Collected data entries

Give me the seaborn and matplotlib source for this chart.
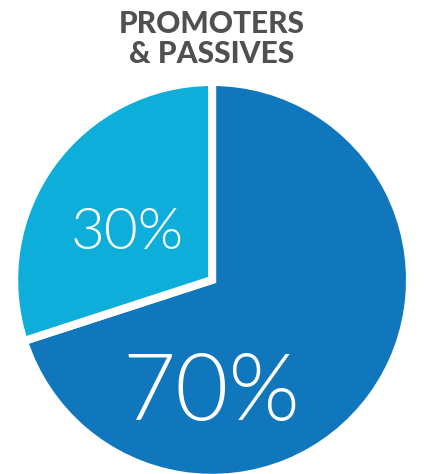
import matplotlib
matplotlib.use("Agg")
import matplotlib.pyplot as plt
import seaborn as sns

sns.set_theme(style="white")
plt.rcParams["font.family"] = ["Lato", "DejaVu Sans"]

# data
labels = ["Promoters", "Passives"]
shares = [70, 30]
colors = ["#1177bd", "#0eaedb"]
title = "PROMOTERS\n& PASSIVES"

fig = plt.figure(figsize=(4.40, 4.74), dpi=100)
ax = fig.add_axes([0.041, 0.0, 0.882, 0.819])

wedges, texts, autotexts = ax.pie(
    shares,
    colors=colors,
    startangle=90,
    counterclock=False,
    radius=1.02,
    autopct="%d%%",
    pctdistance=0.51,
    wedgeprops=dict(edgecolor="white", linewidth=5.8),
    textprops=dict(color="white", fontweight=300),
)
# big label for the main slice, smaller one for the other
autotexts[0].set_fontsize(66)
autotexts[0].set_position((-0.005, -0.59))
autotexts[1].set_fontsize(42)
autotexts[1].set_position((-0.438, 0.24))

ax.set_xlim(-1, 1)
ax.set_ylim(-1, 1)
ax.set_aspect("equal")
ax.axis("off")

fig.text(0.482, 0.978, title, ha="center", va="top", fontsize=21.5,
         fontweight="black", color="#505050", linespacing=1.05)

fig.savefig("out.png", dpi=100, facecolor="white")
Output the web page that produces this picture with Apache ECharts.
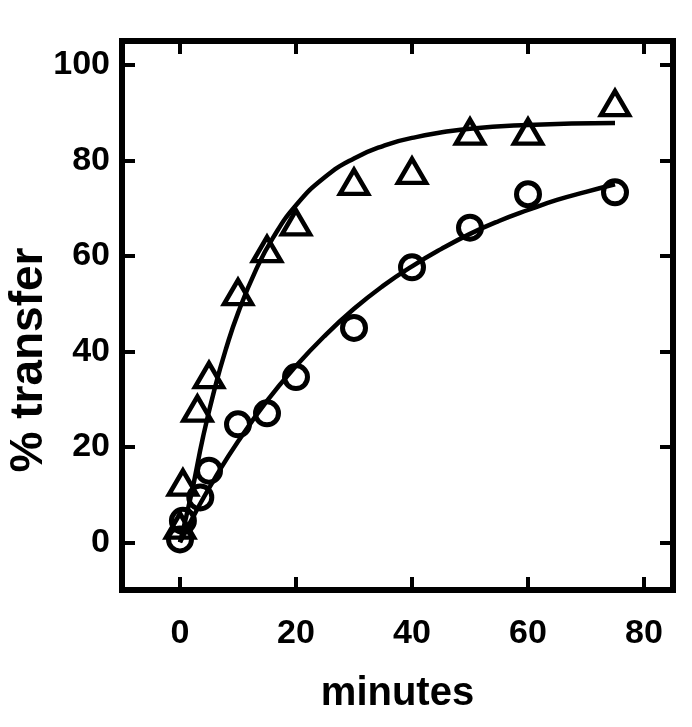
<!DOCTYPE html>
<html lang="en" style="height: 100%">
  <head>
    <meta charset="utf-8" />
  </head>
  <body style="height: 100%; margin: 0; background: #fff">
    <div id="container" style="width: 692px; height: 727px"></div>
    <script src="https://cdn.jsdelivr.net/npm/echarts@6/dist/echarts.min.js"></script>
    <script type="text/javascript">
      // measured points (minutes, % transfer)
      var triX = [0, 0.5, 3, 5, 10, 15, 20, 30, 40, 50, 60, 75];
      var triY = [3.5, 12.5, 28, 35, 52.4, 61.4, 67, 75.5, 77.8, 86, 86, 92];
      var circX = [0, 0.5, 3.5, 5, 10, 15, 20, 30, 40, 50, 60, 75];
      var circY = [0.6, 4.5, 9.4, 15, 24.7, 27, 34.6, 44.9, 57.6, 65.9, 72.9, 73.3];

      // fitted curves
      var triFitX = [0, 2, 4, 6, 8, 10, 13, 16, 20, 25, 30, 35, 40, 50, 60, 75];
      var triFitY = [0, 10.3, 22.2, 32.3, 40.8, 48, 56.8, 63.7, 70.6, 76.5, 80.4, 83, 84.7, 86.6, 87.4, 87.8];
      var circFitX = [0, 3, 6, 10, 15, 20, 25, 30, 35, 40, 45, 50, 55, 60, 65, 70, 75];
      var circFitY = [0, 7, 13.4, 21.1, 29.6, 36.9, 43.3, 48.9, 53.7, 57.8, 61.4, 64.6, 67.3, 69.6, 71.7, 73.4, 75];

      var xTicks = [0, 20, 40, 60, 80];
      var yTicks = [0, 20, 40, 60, 80, 100];

      function pairs(xs, ys) {
        var res = [];
        for (var i = 0; i < xs.length; i++) res.push([xs[i], ys[i]]);
        return res;
      }

      var font = "'Liberation Sans', Arial, sans-serif";
      var axisLine = { show: true, onZero: false, lineStyle: { color: "#000", width: 6, cap: "square" } };
      var tick = { show: true, inside: true, length: 13, lineStyle: { color: "#000", width: 4 } };
      var label = { color: "#000", fontSize: 34, fontWeight: "bold", fontFamily: font };

      var myChart = echarts.init(document.getElementById("container"), null, { renderer: "canvas" });

      var option = {
        animation: false,
        grid: { left: 122, right: 19, top: 41, bottom: 137 },
        xAxis: [
          {
            type: "value", position: "bottom", min: -10, max: 85,
            splitLine: { show: false }, axisLine: axisLine,
            axisTick: Object.assign({ customValues: xTicks }, tick),
            axisLabel: Object.assign({ customValues: xTicks, margin: 27 }, label),
            name: "minutes", nameLocation: "middle", nameGap: 84,
            nameTextStyle: { color: "#000", fontSize: 40, fontWeight: "bold", fontFamily: font },
          },
          {
            type: "value", position: "top", min: -10, max: 85,
            splitLine: { show: false }, axisLine: axisLine,
            axisTick: Object.assign({ customValues: xTicks }, tick),
            axisLabel: { show: false },
          },
        ],
        yAxis: [
          {
            type: "value", position: "left", min: -10, max: 105,
            splitLine: { show: false }, axisLine: axisLine,
            axisTick: Object.assign({ customValues: yTicks }, tick),
            axisLabel: Object.assign({ customValues: yTicks, margin: 12 }, label),
          },
          {
            type: "value", position: "right", min: -10, max: 105,
            splitLine: { show: false }, axisLine: axisLine,
            axisTick: Object.assign({ customValues: yTicks }, tick),
            axisLabel: { show: false },
          },
        ],
        graphic: [
          {
            type: "text", x: 6, y: 360, rotation: Math.PI / 2,
            style: {
              text: "% transfer", fill: "#000", align: "center", verticalAlign: "top",
              font: "bold 46px " + font,
            },
          },
        ],
        series: [
          {
            type: "line", data: pairs(triFitX, triFitY), smooth: true, showSymbol: false,
            lineStyle: { color: "#000", width: 4.5 }, z: 2,
          },
          {
            type: "line", data: pairs(circFitX, circFitY), smooth: true, showSymbol: false,
            lineStyle: { color: "#000", width: 4.5 }, z: 2,
          },
          {
            type: "scatter", data: pairs(triX, triY), symbol: "triangle", symbolSize: [28, 24],
            itemStyle: { color: "rgba(0,0,0,0)", borderColor: "#000", borderWidth: 4.5, opacity: 1 }, z: 3,
          },
          {
            type: "scatter", data: pairs(circX, circY), symbol: "circle", symbolSize: 23,
            itemStyle: { color: "rgba(0,0,0,0)", borderColor: "#000", borderWidth: 5, opacity: 1 }, z: 3,
          },
        ],
      };
      myChart.setOption(option);
    </script>
  </body>
</html>
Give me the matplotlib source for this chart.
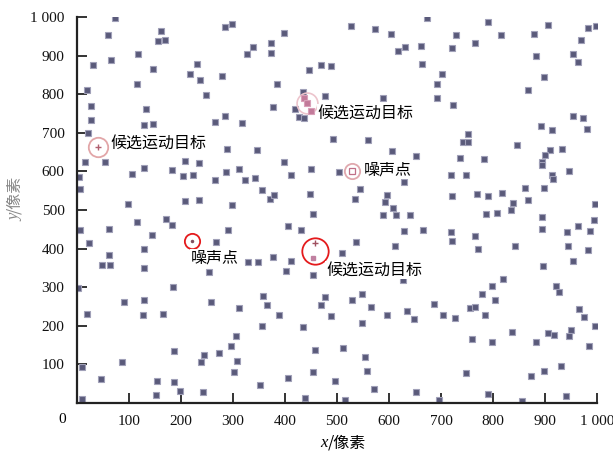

Request
Take the listing above and restate it word for word, without its pictures.

Task answer
Give me the seaborn and matplotlib source for this chart.
import matplotlib
matplotlib.use("Agg")
import matplotlib.pyplot as plt
import seaborn as sns

sns.set_theme(style="white")
plt.rcParams["font.family"] = ["Lato", "DejaVu Sans"]

# data
labels = ["Promoters", "Passives"]
shares = [70, 30]
colors = ["#1177bd", "#0eaedb"]
title = "PROMOTERS\n& PASSIVES"

fig = plt.figure(figsize=(4.40, 4.74), dpi=100)
ax = fig.add_axes([0.041, 0.0, 0.882, 0.819])

wedges, texts, autotexts = ax.pie(
    shares,
    colors=colors,
    startangle=90,
    counterclock=False,
    radius=1.02,
    autopct="%d%%",
    pctdistance=0.51,
    wedgeprops=dict(edgecolor="white", linewidth=5.8),
    textprops=dict(color="white", fontweight=300),
)
# big label for the main slice, smaller one for the other
autotexts[0].set_fontsize(66)
autotexts[0].set_position((-0.005, -0.59))
autotexts[1].set_fontsize(42)
autotexts[1].set_position((-0.438, 0.24))

ax.set_xlim(-1, 1)
ax.set_ylim(-1, 1)
ax.set_aspect("equal")
ax.axis("off")

fig.text(0.482, 0.978, title, ha="center", va="top", fontsize=21.5,
         fontweight="black", color="#505050", linespacing=1.05)

fig.savefig("out.png", dpi=100, facecolor="white")
Output the web page that produces this picture with Apache ECharts.
<!DOCTYPE html>
<html lang="en" style="height: 100%">
  <head>
    <meta charset="utf-8" />
  </head>
  <body style="height: 100%; margin: 0; background: #fff">
    <div id="container" style="width: 692px; height: 727px"></div>
    <script src="https://cdn.jsdelivr.net/npm/echarts@6/dist/echarts.min.js"></script>
    <script type="text/javascript">
      // measured points (minutes, % transfer)
      var triX = [0, 0.5, 3, 5, 10, 15, 20, 30, 40, 50, 60, 75];
      var triY = [3.5, 12.5, 28, 35, 52.4, 61.4, 67, 75.5, 77.8, 86, 86, 92];
      var circX = [0, 0.5, 3.5, 5, 10, 15, 20, 30, 40, 50, 60, 75];
      var circY = [0.6, 4.5, 9.4, 15, 24.7, 27, 34.6, 44.9, 57.6, 65.9, 72.9, 73.3];

      // fitted curves
      var triFitX = [0, 2, 4, 6, 8, 10, 13, 16, 20, 25, 30, 35, 40, 50, 60, 75];
      var triFitY = [0, 10.3, 22.2, 32.3, 40.8, 48, 56.8, 63.7, 70.6, 76.5, 80.4, 83, 84.7, 86.6, 87.4, 87.8];
      var circFitX = [0, 3, 6, 10, 15, 20, 25, 30, 35, 40, 45, 50, 55, 60, 65, 70, 75];
      var circFitY = [0, 7, 13.4, 21.1, 29.6, 36.9, 43.3, 48.9, 53.7, 57.8, 61.4, 64.6, 67.3, 69.6, 71.7, 73.4, 75];

      var xTicks = [0, 20, 40, 60, 80];
      var yTicks = [0, 20, 40, 60, 80, 100];

      function pairs(xs, ys) {
        var res = [];
        for (var i = 0; i < xs.length; i++) res.push([xs[i], ys[i]]);
        return res;
      }

      var font = "'Liberation Sans', Arial, sans-serif";
      var axisLine = { show: true, onZero: false, lineStyle: { color: "#000", width: 6, cap: "square" } };
      var tick = { show: true, inside: true, length: 13, lineStyle: { color: "#000", width: 4 } };
      var label = { color: "#000", fontSize: 34, fontWeight: "bold", fontFamily: font };

      var myChart = echarts.init(document.getElementById("container"), null, { renderer: "canvas" });

      var option = {
        animation: false,
        grid: { left: 122, right: 19, top: 41, bottom: 137 },
        xAxis: [
          {
            type: "value", position: "bottom", min: -10, max: 85,
            splitLine: { show: false }, axisLine: axisLine,
            axisTick: Object.assign({ customValues: xTicks }, tick),
            axisLabel: Object.assign({ customValues: xTicks, margin: 27 }, label),
            name: "minutes", nameLocation: "middle", nameGap: 84,
            nameTextStyle: { color: "#000", fontSize: 40, fontWeight: "bold", fontFamily: font },
          },
          {
            type: "value", position: "top", min: -10, max: 85,
            splitLine: { show: false }, axisLine: axisLine,
            axisTick: Object.assign({ customValues: xTicks }, tick),
            axisLabel: { show: false },
          },
        ],
        yAxis: [
          {
            type: "value", position: "left", min: -10, max: 105,
            splitLine: { show: false }, axisLine: axisLine,
            axisTick: Object.assign({ customValues: yTicks }, tick),
            axisLabel: Object.assign({ customValues: yTicks, margin: 12 }, label),
          },
          {
            type: "value", position: "right", min: -10, max: 105,
            splitLine: { show: false }, axisLine: axisLine,
            axisTick: Object.assign({ customValues: yTicks }, tick),
            axisLabel: { show: false },
          },
        ],
        graphic: [
          {
            type: "text", x: 6, y: 360, rotation: Math.PI / 2,
            style: {
              text: "% transfer", fill: "#000", align: "center", verticalAlign: "top",
              font: "bold 46px " + font,
            },
          },
        ],
        series: [
          {
            type: "line", data: pairs(triFitX, triFitY), smooth: true, showSymbol: false,
            lineStyle: { color: "#000", width: 4.5 }, z: 2,
          },
          {
            type: "line", data: pairs(circFitX, circFitY), smooth: true, showSymbol: false,
            lineStyle: { color: "#000", width: 4.5 }, z: 2,
          },
          {
            type: "scatter", data: pairs(triX, triY), symbol: "triangle", symbolSize: [28, 24],
            itemStyle: { color: "rgba(0,0,0,0)", borderColor: "#000", borderWidth: 4.5, opacity: 1 }, z: 3,
          },
          {
            type: "scatter", data: pairs(circX, circY), symbol: "circle", symbolSize: 23,
            itemStyle: { color: "rgba(0,0,0,0)", borderColor: "#000", borderWidth: 5, opacity: 1 }, z: 3,
          },
        ],
      };
      myChart.setOption(option);
    </script>
  </body>
</html>
Give me the matplotlib source for this chart.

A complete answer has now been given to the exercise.